§ **Aim**:
Quote the data exactly, first line to the line containing "import plotly.graph_objects as go", with no pictures.

• • • • •

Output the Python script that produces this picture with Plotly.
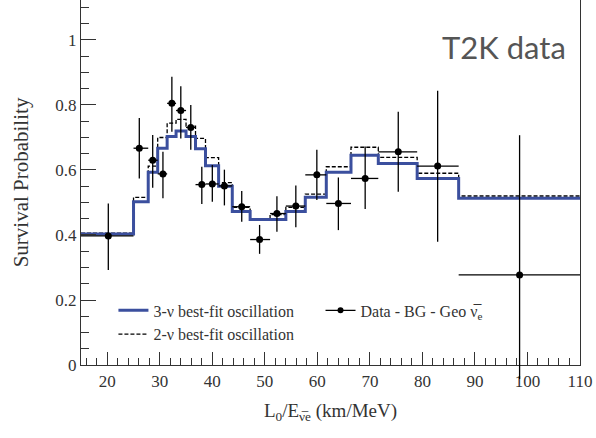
import plotly.graph_objects as go

# Bin edges (km/MeV)
bin_edges = [15, 25, 27.8, 29.6, 31.4, 33.1, 35.0, 36.8, 38.7, 41.2, 43.8, 47.2,
             51.0, 54.0, 57.7, 61.7, 66.4, 71.6, 79.0, 86.9, 110]
# 3-nu best fit survival probability per bin
fit3 = [0.403, 0.502, 0.593, 0.667, 0.703, 0.720, 0.703, 0.665, 0.613, 0.550,
        0.472, 0.448, 0.448, 0.472, 0.516, 0.593, 0.645, 0.620, 0.574, 0.513]
# 2-nu best fit survival probability per bin
fit2 = [0.406, 0.516, 0.612, 0.700, 0.744, 0.756, 0.735, 0.697, 0.638, 0.561,
        0.485, 0.450, 0.463, 0.485, 0.526, 0.610, 0.670, 0.639, 0.590, 0.520]
# Data points
data_x = [20.2, 26.1, 28.65, 30.6, 32.3, 34.0, 35.9, 38.0, 40.0, 42.3, 45.6, 49.0,
          52.3, 55.9, 59.9, 64.0, 69.1, 75.4, 82.9, 98.5]
data_y = [0.397, 0.667, 0.630, 0.588, 0.805, 0.783, 0.731, 0.555, 0.557, 0.551,
          0.487, 0.386, 0.466, 0.489, 0.585, 0.497, 0.574, 0.656, 0.612, 0.277]
err_up = [0.100, 0.093, 0.078, 0.068, 0.082, 0.075, 0.069, 0.055, 0.058, 0.050,
          0.048, 0.045, 0.053, 0.063, 0.077, 0.080, 0.098, 0.123, 0.232, 0.430]
err_dn = [0.105, 0.093, 0.085, 0.075, 0.087, 0.086, 0.069, 0.060, 0.055, 0.060,
          0.046, 0.044, 0.056, 0.065, 0.077, 0.082, 0.094, 0.123, 0.233, 0.320]

x_ticks = [20, 30, 40, 50, 60, 70, 80, 90, 100, 110]
y_ticks = [0, 0.2, 0.4, 0.6, 0.8, 1.0]
y_ticklabels = ["0", "0.2", "0.4", "0.6", "0.8", "1"]

W, H = 596, 438
BOTTOM = 73           # pixels below the x axis line
Y_TOP = 1.123         # value at top edge
PX_PER_UNIT = (H - BOTTOM) / Y_TOP
X_RANGE = [15, 110]

step3 = fit3 + [fit3[-1]]
step2 = fit2 + [fit2[-1]]

ex_minus = [x - lo for x, lo in zip(data_x, bin_edges[:-1])]
ex_plus = [hi - x for x, hi in zip(data_x, bin_edges[1:])]

SERIF = "Liberation Serif, Times New Roman, serif"
BLUE = "#3b4f9e"
DARK = "#333333"

fig = go.Figure()
fig.add_trace(go.Scatter(
    x=bin_edges, y=step2, mode="lines", line_shape="hv",
    line=dict(color="black", width=1.3, dash="4px,2px"),
    name="2-ν best-fit oscillation", legend="legend", legendrank=2, legendgroup="b"))
fig.add_trace(go.Scatter(
    x=bin_edges, y=step3, mode="lines", line_shape="hv",
    line=dict(color=BLUE, width=3),
    name="3-ν best-fit oscillation", legend="legend", legendrank=1, legendgroup="a"))
n = len(data_x) - 1
fig.add_trace(go.Scatter(
    x=data_x[:n], y=data_y[:n], mode="markers",
    marker=dict(color="black", size=7),
    error_y=dict(type="data", symmetric=False, array=err_up[:n], arrayminus=err_dn[:n],
                 color="black", thickness=1.3, width=0),
    error_x=dict(type="data", symmetric=False, array=ex_plus[:n], arrayminus=ex_minus[:n],
                 color="black", thickness=1.3, width=0),
    showlegend=False))
# last point on an overlay subplot spanning the full height so its error bar passes the axis
fig.add_trace(go.Scatter(
    x=data_x[n:], y=data_y[n:], mode="markers", xaxis="x2", yaxis="y2",
    marker=dict(color="black", size=7),
    error_y=dict(type="data", symmetric=False, array=err_up[n:], arrayminus=err_dn[n:],
                 color="black", thickness=1.3, width=0),
    error_x=dict(type="data", symmetric=False, array=ex_plus[n:], arrayminus=ex_minus[n:],
                 color="black", thickness=1.3, width=0),
    showlegend=False))
fig.add_trace(go.Scatter(
    x=[None], y=[None], mode="lines+markers",
    line=dict(color="black", width=1.3), marker=dict(color="black", size=6),
    name="Data - BG - Geo ν̅<sub>e</sub>", legend="legend2"))

dom0 = BOTTOM / H

fig.update_layout(
    width=W, height=H,
    margin=dict(l=81, r=16, t=0, b=0, autoexpand=False),
    paper_bgcolor="white", plot_bgcolor="rgba(0,0,0,0)",
    font=dict(family=SERIF, color=DARK, size=16),
    xaxis=dict(
        range=X_RANGE, tickvals=x_ticks, ticks="inside", ticklen=13, anchor="y",
        automargin=False,
        tickcolor=DARK, tickwidth=1, showgrid=False, zeroline=False,
        showline=True, linecolor=DARK, linewidth=1.3, mirror=False,
        minor=dict(dtick=2, tick0=0, ticks="inside", ticklen=7, tickcolor=DARK, showgrid=False),
        tickfont=dict(size=17),
        title=dict(text="L<sub>0</sub>/E<sub>ν̅e</sub> (km/MeV)", font=dict(size=19), standoff=14),
    ),
    yaxis=dict(
        domain=[dom0, 1], range=[0, Y_TOP], tickvals=y_ticks, ticktext=y_ticklabels,
        anchor="x", automargin=False,
        ticks="inside", ticklen=15, tickcolor=DARK, tickwidth=1, showgrid=False,
        zeroline=False, showline=True, linecolor=DARK, linewidth=1.3, mirror=True,
        minor=dict(dtick=0.05, tick0=0, ticks="inside", ticklen=8, tickcolor=DARK, showgrid=False),
        tickfont=dict(size=17),
        title=dict(text="Survival Probability", font=dict(size=21), standoff=20),
    ),
    xaxis2=dict(range=X_RANGE, anchor="y2", visible=False, showgrid=False, zeroline=False),
    yaxis2=dict(domain=[0, 1], anchor="x2", range=[-BOTTOM / PX_PER_UNIT, Y_TOP],
                visible=False, showgrid=False, zeroline=False),
    legend=dict(x=0.065, y=0.33, xanchor="left", yanchor="top", bgcolor="rgba(0,0,0,0)",
                font=dict(family=SERIF, size=16, color=DARK), tracegroupgap=15,
                itemwidth=30, traceorder="normal"),
    legend2=dict(x=0.48, y=0.33, xanchor="left", yanchor="top", bgcolor="rgba(0,0,0,0)",
                 font=dict(family=SERIF, size=16, color=DARK), itemwidth=30),
    annotations=[dict(text="T2K data", xref="paper", yref="paper", x=0.975, y=0.892,
                      xanchor="right", yanchor="middle", showarrow=False,
                      font=dict(family="Lato, Open Sans, sans-serif", size=31, color="#555555"))],
)

fig.write_html("out.html")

• • • • •

§ **Full answer**:
Output the Python script that produces this picture with Plotly.
import plotly.graph_objects as go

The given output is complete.